§ **DATASET ENTRIES**

+---+

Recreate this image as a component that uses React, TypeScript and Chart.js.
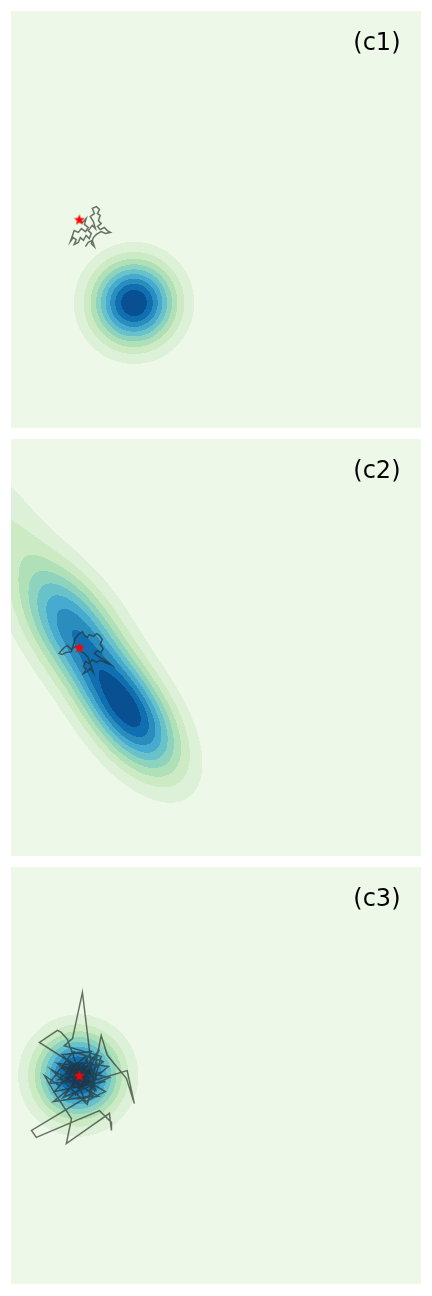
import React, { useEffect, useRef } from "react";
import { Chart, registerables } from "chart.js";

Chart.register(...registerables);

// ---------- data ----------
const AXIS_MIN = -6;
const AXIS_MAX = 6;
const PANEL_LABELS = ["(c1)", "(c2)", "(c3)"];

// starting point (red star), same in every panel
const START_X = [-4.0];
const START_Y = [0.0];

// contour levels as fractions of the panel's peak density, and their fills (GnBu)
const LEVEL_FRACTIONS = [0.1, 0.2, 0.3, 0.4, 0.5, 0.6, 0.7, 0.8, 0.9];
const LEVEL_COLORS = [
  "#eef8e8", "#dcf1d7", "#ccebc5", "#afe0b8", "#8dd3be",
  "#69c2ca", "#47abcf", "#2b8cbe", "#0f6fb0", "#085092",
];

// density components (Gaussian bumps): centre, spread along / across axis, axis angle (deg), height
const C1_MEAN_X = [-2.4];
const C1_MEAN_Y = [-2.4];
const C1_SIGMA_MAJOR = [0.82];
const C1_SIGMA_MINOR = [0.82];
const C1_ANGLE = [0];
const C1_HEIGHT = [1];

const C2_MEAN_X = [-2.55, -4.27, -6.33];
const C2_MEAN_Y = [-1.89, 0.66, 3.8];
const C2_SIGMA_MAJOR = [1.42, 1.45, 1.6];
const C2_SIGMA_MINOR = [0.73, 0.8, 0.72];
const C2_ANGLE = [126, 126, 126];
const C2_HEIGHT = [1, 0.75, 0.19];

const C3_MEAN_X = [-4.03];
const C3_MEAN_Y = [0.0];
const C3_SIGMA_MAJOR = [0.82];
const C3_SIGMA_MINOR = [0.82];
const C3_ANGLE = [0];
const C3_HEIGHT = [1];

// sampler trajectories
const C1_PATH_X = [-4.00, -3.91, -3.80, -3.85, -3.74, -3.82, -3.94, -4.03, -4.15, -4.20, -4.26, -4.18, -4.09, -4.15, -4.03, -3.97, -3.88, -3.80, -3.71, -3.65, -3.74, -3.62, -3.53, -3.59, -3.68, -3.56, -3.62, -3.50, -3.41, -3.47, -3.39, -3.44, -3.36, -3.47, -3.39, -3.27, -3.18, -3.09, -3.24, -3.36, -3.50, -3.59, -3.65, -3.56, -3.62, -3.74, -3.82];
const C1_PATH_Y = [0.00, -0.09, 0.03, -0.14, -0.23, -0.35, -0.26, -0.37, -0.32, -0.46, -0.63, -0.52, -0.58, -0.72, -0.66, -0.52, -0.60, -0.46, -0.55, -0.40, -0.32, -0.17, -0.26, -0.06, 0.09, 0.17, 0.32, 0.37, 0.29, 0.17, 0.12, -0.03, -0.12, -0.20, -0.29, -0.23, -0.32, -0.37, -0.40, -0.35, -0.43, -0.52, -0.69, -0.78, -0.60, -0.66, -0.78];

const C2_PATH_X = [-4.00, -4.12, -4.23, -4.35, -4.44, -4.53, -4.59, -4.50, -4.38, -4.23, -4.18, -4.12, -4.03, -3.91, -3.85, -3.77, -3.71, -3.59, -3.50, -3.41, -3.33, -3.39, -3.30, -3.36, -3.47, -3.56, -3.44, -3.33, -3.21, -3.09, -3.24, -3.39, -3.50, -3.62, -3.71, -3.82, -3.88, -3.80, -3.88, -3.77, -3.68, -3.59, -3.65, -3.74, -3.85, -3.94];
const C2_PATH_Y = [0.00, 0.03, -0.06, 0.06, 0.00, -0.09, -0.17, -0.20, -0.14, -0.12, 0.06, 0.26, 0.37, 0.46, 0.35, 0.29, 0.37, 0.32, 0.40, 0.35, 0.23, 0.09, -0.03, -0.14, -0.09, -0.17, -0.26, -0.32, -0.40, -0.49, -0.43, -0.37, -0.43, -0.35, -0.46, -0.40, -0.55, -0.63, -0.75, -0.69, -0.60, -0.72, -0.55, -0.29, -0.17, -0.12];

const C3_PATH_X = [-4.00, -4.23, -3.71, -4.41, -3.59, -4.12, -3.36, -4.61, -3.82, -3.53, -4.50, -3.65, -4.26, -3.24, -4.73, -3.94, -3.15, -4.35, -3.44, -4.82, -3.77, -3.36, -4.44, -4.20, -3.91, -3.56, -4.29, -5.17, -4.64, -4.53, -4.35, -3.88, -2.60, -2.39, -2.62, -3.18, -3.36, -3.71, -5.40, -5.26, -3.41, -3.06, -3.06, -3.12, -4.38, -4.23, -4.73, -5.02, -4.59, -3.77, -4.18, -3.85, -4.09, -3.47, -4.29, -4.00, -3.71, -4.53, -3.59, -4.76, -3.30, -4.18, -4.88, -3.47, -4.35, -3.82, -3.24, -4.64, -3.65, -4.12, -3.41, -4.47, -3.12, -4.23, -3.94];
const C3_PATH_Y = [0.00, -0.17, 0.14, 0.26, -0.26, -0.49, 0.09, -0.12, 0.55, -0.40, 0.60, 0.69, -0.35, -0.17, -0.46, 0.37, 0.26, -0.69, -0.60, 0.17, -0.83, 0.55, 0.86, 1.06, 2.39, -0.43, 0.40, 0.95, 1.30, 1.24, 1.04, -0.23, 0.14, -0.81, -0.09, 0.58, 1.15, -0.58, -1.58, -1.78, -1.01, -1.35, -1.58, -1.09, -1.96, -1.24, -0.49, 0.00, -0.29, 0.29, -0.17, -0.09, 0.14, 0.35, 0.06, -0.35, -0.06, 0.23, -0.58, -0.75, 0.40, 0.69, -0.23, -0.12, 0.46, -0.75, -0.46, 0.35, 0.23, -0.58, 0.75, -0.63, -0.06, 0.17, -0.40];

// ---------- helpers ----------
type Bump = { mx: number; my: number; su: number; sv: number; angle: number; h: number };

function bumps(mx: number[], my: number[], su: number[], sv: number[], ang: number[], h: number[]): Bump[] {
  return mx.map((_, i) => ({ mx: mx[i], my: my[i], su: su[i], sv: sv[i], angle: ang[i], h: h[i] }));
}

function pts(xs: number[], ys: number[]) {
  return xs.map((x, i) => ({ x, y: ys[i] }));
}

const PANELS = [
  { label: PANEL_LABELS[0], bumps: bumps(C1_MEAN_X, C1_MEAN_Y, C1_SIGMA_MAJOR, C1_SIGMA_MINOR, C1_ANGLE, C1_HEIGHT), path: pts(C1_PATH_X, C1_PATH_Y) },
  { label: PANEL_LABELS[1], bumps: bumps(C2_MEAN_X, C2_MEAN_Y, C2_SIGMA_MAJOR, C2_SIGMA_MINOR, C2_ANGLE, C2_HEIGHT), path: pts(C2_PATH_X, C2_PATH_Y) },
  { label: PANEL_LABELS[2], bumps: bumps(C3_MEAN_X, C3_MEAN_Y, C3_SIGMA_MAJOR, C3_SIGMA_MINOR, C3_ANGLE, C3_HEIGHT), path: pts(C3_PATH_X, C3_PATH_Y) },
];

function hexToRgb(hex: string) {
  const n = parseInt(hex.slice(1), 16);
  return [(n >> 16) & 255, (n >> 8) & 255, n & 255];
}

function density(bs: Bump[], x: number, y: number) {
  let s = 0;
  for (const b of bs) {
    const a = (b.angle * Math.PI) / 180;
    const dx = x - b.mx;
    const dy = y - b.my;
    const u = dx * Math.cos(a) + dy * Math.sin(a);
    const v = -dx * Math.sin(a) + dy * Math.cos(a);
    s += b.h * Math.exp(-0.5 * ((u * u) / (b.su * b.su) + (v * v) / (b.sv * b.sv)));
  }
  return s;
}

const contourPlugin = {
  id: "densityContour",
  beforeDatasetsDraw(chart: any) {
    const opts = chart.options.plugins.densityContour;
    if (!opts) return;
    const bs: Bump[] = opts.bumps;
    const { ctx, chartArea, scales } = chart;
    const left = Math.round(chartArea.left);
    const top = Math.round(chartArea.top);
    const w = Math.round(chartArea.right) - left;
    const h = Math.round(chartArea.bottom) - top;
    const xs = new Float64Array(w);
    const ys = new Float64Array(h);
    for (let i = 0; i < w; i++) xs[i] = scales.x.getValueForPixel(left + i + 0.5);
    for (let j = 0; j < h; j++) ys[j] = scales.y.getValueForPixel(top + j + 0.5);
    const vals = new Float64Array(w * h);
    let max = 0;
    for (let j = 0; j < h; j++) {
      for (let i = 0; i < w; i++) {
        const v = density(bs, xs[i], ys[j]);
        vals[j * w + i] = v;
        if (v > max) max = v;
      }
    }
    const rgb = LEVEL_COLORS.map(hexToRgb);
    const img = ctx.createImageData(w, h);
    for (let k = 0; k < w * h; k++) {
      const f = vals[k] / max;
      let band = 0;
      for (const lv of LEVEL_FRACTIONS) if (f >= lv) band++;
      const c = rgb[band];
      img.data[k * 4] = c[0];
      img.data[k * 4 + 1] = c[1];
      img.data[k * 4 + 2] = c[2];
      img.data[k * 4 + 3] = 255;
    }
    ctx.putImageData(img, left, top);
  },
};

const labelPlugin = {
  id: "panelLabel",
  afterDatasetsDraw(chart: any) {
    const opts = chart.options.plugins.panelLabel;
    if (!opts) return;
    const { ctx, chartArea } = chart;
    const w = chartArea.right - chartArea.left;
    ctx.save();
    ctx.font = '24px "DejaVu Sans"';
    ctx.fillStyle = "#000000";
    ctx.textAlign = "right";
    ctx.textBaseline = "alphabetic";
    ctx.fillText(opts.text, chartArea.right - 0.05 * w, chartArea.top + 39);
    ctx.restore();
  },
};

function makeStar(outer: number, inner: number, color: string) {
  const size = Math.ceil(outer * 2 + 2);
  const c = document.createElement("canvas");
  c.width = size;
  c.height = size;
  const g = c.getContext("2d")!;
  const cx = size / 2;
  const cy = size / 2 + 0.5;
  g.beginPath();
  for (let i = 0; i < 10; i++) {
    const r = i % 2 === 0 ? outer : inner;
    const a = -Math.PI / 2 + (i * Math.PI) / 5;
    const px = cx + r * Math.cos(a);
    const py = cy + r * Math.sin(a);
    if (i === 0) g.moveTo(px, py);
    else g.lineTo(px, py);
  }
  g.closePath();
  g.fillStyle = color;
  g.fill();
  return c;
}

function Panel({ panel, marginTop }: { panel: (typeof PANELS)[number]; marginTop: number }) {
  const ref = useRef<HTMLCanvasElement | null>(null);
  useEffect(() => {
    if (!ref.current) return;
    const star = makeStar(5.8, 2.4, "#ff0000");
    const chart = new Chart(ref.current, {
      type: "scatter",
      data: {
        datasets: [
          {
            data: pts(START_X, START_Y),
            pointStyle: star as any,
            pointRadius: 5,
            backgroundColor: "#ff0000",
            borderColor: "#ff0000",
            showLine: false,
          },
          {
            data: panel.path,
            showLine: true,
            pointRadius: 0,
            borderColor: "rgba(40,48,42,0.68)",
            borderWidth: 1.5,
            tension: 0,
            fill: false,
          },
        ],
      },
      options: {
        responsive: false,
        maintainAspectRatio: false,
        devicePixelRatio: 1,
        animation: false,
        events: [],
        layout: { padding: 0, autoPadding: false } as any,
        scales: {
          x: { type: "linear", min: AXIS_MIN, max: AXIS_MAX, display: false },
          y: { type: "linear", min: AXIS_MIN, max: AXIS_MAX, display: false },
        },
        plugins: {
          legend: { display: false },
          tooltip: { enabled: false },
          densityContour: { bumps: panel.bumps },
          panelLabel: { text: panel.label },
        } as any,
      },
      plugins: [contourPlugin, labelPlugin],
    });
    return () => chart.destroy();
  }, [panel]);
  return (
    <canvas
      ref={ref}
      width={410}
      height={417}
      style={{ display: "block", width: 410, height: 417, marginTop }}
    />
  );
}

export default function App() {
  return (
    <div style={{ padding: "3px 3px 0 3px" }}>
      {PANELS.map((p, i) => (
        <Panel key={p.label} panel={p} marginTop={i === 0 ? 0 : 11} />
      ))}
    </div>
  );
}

+---+

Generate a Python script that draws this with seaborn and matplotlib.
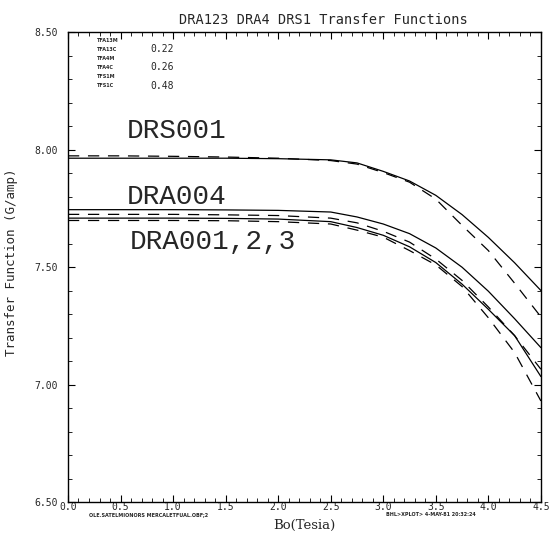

+---+

§ **EXERCISE TASK**
Whichever lines contain the string "this", select and copy them.

§ **RESPONSE**
Recreate this image as a component that uses React, TypeScript and Chart.js.
Generate a Python script that draws this with seaborn and matplotlib.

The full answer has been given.